Der Verein zur Pflege der Dorfgemeinschaft Ferndorf indes mochte als Hüter der Tradition im bald 950 Jahre alten Ort - im Jahre 2017 wird wieder Jubiläum gefeiert - nicht außen vor sein und reichte die Bewerbung zur Teilnahme nach. Das bedeutete aber, sich an den Kosten zu beteiligen: 1000 Euro. Die Spende aus dem Erlös, den die Kreuztaler Bürgerstiftung beim vorigen Weihnachtsmarkt erzielte, machte es möglich. Nun galt es, auch geeignete Kandidaten zu finden. Mit Ulrich Stein und Christel Scheffe standen Kenner des Ferndorfer „Pladd“ zur Verfügung. Günter Belz rückte kurzfristig nach, als zwei Teilnehmer absagen mussten.

Dialekt stirbt aus
„Seit drei Generationen ist unser Dialekt am Aussterben“, sagt Katrin Stein. Untereinander reden die alten Ferndorfer zwar noch im Dialekt, aber schon deren Nachkommen lernen die überkommenen Begriffe nicht mehr. Katrin Stein ist einer der Motoren des Vereins zur Pflege der Dorfgemeinschaft. Sie kümmert sich mit Olaf Schröder um den Internetauftritt www.ferndorf.de. Auch dort sollen die Ergebnisse des Dialektforschungsprojekts veröffentlicht werden, kündigt Olaf Schröder an; auf einer interaktiven Plattform, die nicht nur zum Lesen, sondern auch zum Ergänzen oder gar Korrigieren einlädt.

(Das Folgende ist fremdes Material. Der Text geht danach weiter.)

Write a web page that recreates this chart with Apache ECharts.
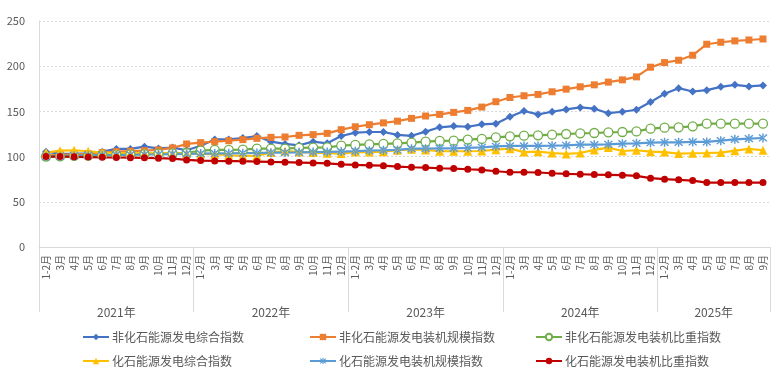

In der warmen Stube des Dorfgemeinschaftshauses geht es unterdessen weiter. Interviewerin Petra Solau-Riebel erfährt von den alten Ferndorfern, dass Ameisen bei ihnen „Saichamedse“ heißen. Oder dass Eichhörnchen im Volksmund „Kawrätze“ genannt werden. Was ein „Härweskützje“ ist, muss Ulrich Stein erklären: „Ein im Herbst geborenes Jungtier, das etwas zurückgeblieben ist.“ Und dann kommt der bekannte Siegerländer Witz mit den Waldbeeren, die sich als „Pärdslömmler“ herausstellen -- als Mistkäfer.